The main problem I see is whether the imitation is 'recursive', in the sense that it would be able to imitate a previous imitator. The same problem exists with move borrowing, btw. The way I currently implemented that in XBoard aims to be non-recursive. Because Odin't Rune Chess defined it that way, but also because recursive borrowing easily leads to infinite recursions, when two move borrowers can borrow from each other. You would have to keep track of which pieces you already borrowed from. Or better yet, which moves you already borrowed, so that you would never generate duplicat move. For XBetza duplicats are not a crime, though; you can for instance say KR or DR, where the first is sloppy, but a unique alternative for the second in unreasonably cumbersome.  For Imitation this problem doesn't exist, and I think the most common type would be recursive, imitating the last-moved non-imitator.

There also is the problem whether you imitate special properties of a piece (like promotion), or just the set of target squares. But this problem also exists with move borrowing or induction. E.g. in Knight Relay Chess you cannot promote a Pawn through an induced Knight move. (You cannot even move it to first rank, so this is really a confinement issue.) But promotion is again outside the scope of Betza notation, the latter just describes methods of locomotion. There are some CVs where the set of moves that allow you to promote is not equal to that where you can defer promotion. (In particular micro-Shogi, where you (mandatorily) only promote only on capture, but there also are variants where you can promote on a null move in the zone, while plain null moves are not allowed.) This would be most conveniently described by just giving a separate move description for promoting moves.

There is an article about 'Mimics' here on CVP, which I stumbled on when looking for Mimotaur. It also mentions a 'Strict Imitator', which imitates the actual move, rather than the piece type. I would say that is just another atom.

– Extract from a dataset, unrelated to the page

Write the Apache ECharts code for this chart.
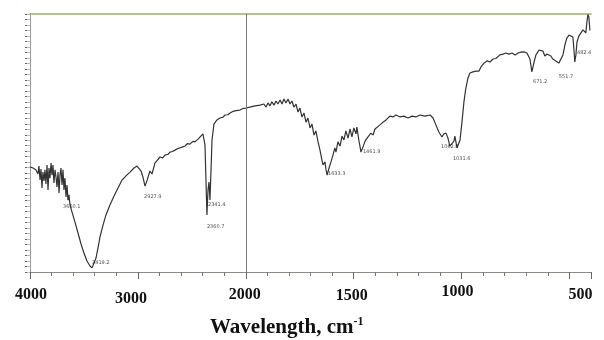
<!DOCTYPE html>
<html>
<head>
<meta charset="utf-8">
<script src="https://cdn.jsdelivr.net/npm/echarts@6/dist/echarts.min.js"></script>
<style>html,body{margin:0;padding:0;background:#fff}#c{width:604px;height:340px}</style>
</head>
<body>
<div id="c"></div>
<script>
// Spectrum (wavenumber, cm-1) and transmittance (arbitrary %)
var wavenumbers = [4000,3972,3944,3926,3917,3907,3898,3889,3880,3870,3861,3852,3842,3833,3824,3815,3805,3796,3787,3778,3768,3759,3750,3740,3731,3722,3713,3703,3694,3685,3676,3666,3657,3648,3639,3629,3611,3583,3555,3527,3500,3472,3444,3425,3407,3388,3370,3351,3323,3296,3259,3221,3184,3147,3110,3073,3036,3008,2990,2971,2953,2934,2916,2897,2888,2869,2842,2795,2770,2749,2720,2702,2680,2656,2630,2610,2585,2563,2540,2517,2490,2471,2440,2424,2397,2378,2369,2360,2350,2341,2332,2322,2313,2295,2267,2239,2210,2193,2165,2146,2120,2100,2075,2054,2025,1998,
1981,1957,1934,1916,1906,1897,1888,1879,1869,1860,1851,1841,1832,1823,1814,1804,1795,1786,1777,1767,1758,1749,1740,1730,1721,1712,1702,1693,1684,1675,1665,1656,1647,1642,1633,1628,1623,1614,1605,1596,1587,1582,1573,1563,1554,1545,1536,1526,1517,1508,1499,1489,1485,1476,1466,1457,1447,1438,1429,1420,1410,1401,1392,1378,1364,1350,1332,1318,1304,1285,1267,1248,1230,1211,1193,1170,1146,1132,1119,1105,1091,1082,1072,1063,1054,1045,1035,1031,1026,1021,1017,1007,998,989,980,970,961,947,933,919,910,896,882,868,854,841,822,808,794,780,766,752,738,725,711,697,683,674,664,655,641,632,623,614,604,595,586,577,563,549,540,530,521,512,502,493,484,479,475,470,465,456,447,437,428,424,419,414,410,405];
var transmittance = [38.3,37.9,37.2,35.7,38.6,33.5,37.5,30.6,36.4,33.2,37.2,32.1,39.0,29.9,37.9,34.2,39.7,35.3,39.0,32.4,37.2,34.6,31.0,36.4,28.8,35.3,37.9,31.7,37.2,29.9,34.2,27.3,31.7,26.2,28.1,24.4,21.9,18.2,14.2,10.2,6.9,4.0,2.2,1.5,1.8,5.1,8.7,12.8,17.1,20.8,24.4,27.7,30.6,33.5,35.0,36.4,37.9,38.6,38.3,36.8,34.6,31.3,33.2,35.7,36.8,35.7,39.7,41.9,41.6,42.6,42.9,43.7,43.9,44.4,45.0,45.2,45.6,45.9,46.8,46.6,47.6,47.4,48.5,48.8,50.3,46.3,33.5,20.8,29.9,32.8,26.2,37.2,48.1,53.9,55.4,56.1,56.4,57.2,57.3,57.9,58.5,58.7,58.9,59.0,59.6,59.7,
60.1,60.5,60.8,61.2,60.1,61.6,60.5,62.0,60.8,62.3,61.2,62.7,61.2,63.0,61.6,63.0,61.2,62.3,60.1,61.2,58.3,59.7,56.5,57.9,54.6,56.1,52.5,53.9,49.9,51.4,47.4,44.4,40.8,39.0,40.1,37.2,35.3,37.9,40.1,42.6,45.2,43.7,47.4,45.9,49.5,48.1,51.4,48.8,52.1,49.2,52.5,50.3,52.8,48.1,43.7,45.5,47.7,48.8,48.1,50.6,49.9,52.1,51.4,53.6,54.6,55.4,56.8,56.5,57.2,56.5,56.8,56.1,56.8,56.5,57.2,56.8,57.2,56.1,53.6,51.0,49.2,50.3,50.6,48.8,45.9,45.2,47.7,49.5,47.4,45.2,45.5,48.1,54.6,61.9,67.0,70.7,72.5,72.9,73.2,73.2,74.7,76.1,76.9,76.5,77.6,77.8,79.1,79.4,79.8,79.4,79.8,79.1,79.8,80.1,80.2,79.8,77.6,72.9,76.5,79.1,80.9,81.2,80.5,78.7,79.4,80.1,78.7,77.6,76.9,76.1,76.5,79.1,82.7,85.2,86.3,86.7,85.6,80.9,76.5,79.1,83.8,86.0,86.7,88.2,88.9,87.1,91.1,93.8,92.9,88.0];

// Peak annotations
var peakWavenumbers = [3694,3425,2943,2350,2360,1619,1457,1095,1040,669,549,465];
var peakLevels = [23.7,3.3,27.3,24.4,16.4,35.7,43.7,45.5,41.2,69.2,71.0,79.8];
var peakTexts = ['3650.1','3419.2','2927.9','2341.4','2360.7','1633.3','1461.9','1062.8','1031.6','671.2','551.7','482.4'];

// Axis tick labels
var tickWavenumbers = [4000,3000,2000,1500,1000,500];
var tickLabels = ['4000','3000','2000','1500','1000','500'];

// Split-scale axis: 200 cm-1 per division above 2000, 100 cm-1 per division below
function toU(w){ return w >= 2000 ? (4000 - w) / 200 : 10 + (2000 - w) / 100; }

var lineData = wavenumbers.map(function(w,i){ return [toU(w), transmittance[i]]; });
var peakData = peakWavenumbers.map(function(w,i){ return {value:[toU(w), peakLevels[i]], name: peakTexts[i]}; });
var tickU = tickWavenumbers.map(toU);

var labelRich = {
  t0:{padding:[4,0,0,2]},
  t1:{padding:[8,14,0,0]},
  t2:{padding:[4,2,0,0]},
  t3:{padding:[5,4,0,0]},
  t4:{padding:[1,8,0,0]},
  t5:{padding:[4,0,0,22]}
};

var chart = echarts.init(document.getElementById('c'), null, {renderer:'canvas'});
chart.setOption({
  animation:false,
  backgroundColor:'#ffffff',
  grid:{left:30, right:13, top:14, bottom:68},
  title:{
    text:'{a|Wavelength, cm}{b|-1}',
    left:205, top:311,
    textStyle:{rich:{
      a:{fontFamily:'Liberation Serif', fontWeight:'bold', fontSize:21, color:'#111'},
      b:{fontFamily:'Liberation Serif', fontWeight:'bold', fontSize:12, color:'#111', padding:[0,0,11,0]}
    }}
  },
  xAxis:[
    {type:'value', min:0, max:26, interval:1, position:'bottom',
     axisLine:{show:true, lineStyle:{color:'#8c8c80', width:1}},
     axisTick:{show:true, length:4, lineStyle:{color:'#777'}},
     splitLine:{show:false},
     axisLabel:{show:true, margin:11, fontFamily:'Liberation Serif', fontWeight:'bold', fontSize:16, color:'#111',
       formatter:function(v){
         for (var i=0;i<tickU.length;i++){ if (Math.abs(v-tickU[i])<1e-6) return '{t'+i+'|'+tickLabels[i]+'}'; }
         return '';
       }, rich:labelRich}
    },
    {type:'value', min:0, max:26, interval:5, position:'bottom',
     axisLine:{show:false}, axisTick:{show:true, length:7, lineStyle:{color:'#666'}},
     axisLabel:{show:false}, splitLine:{show:false}},
    {type:'value', min:0, max:26, position:'top',
     axisLine:{show:true, lineStyle:{color:'#98b060', width:1.5}}, axisTick:{show:false},
     axisLabel:{show:false}, splitLine:{show:false}}
  ],
  yAxis:[
    {type:'value', min:0, max:94, interval:2, position:'left',
     axisLine:{show:true, lineStyle:{color:'#555', width:1}},
     axisTick:{show:true, length:5, lineStyle:{color:'#667'}},
     axisLabel:{show:false}, splitLine:{show:false}},
    {type:'value', min:0, max:94, interval:2, position:'right',
     axisLine:{show:true, lineStyle:{color:'#9a9a9a', width:1}},
     axisTick:{show:true, inside:true, length:3, lineStyle:{color:'#bbb'}},
     axisLabel:{show:false}, splitLine:{show:false}}
  ],
  series:[
    {type:'line', data:lineData, showSymbol:false, symbol:'none',
     lineStyle:{color:'#333333', width:1.2}, z:3,
     markLine:{silent:true, symbol:'none', label:{show:false},
       lineStyle:{color:'#7a7a7a', type:'solid', width:1},
       data:[{xAxis:toU(2000)}]}
    },
    {type:'scatter', data:peakData, symbolSize:0, z:4,
     label:{show:true, position:'right', distance:0, formatter:'{b}',
       fontFamily:'DejaVu Sans', fontSize:5, color:'#222'}}
  ]
});
</script>
</body>
</html>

I try to remain pragmatic; Betza certainly was, with his z and q modifiers. If it is simple and useful, it is worth having, even if it is not perfect in the sense that it can do everything. The way XBoard uses XBetza move descriptions makes it already useful to describe approximate moves, so that it knows what is certainly not pseudo-legal. Having a recursive imitator in the toolkit would certainly be helpful.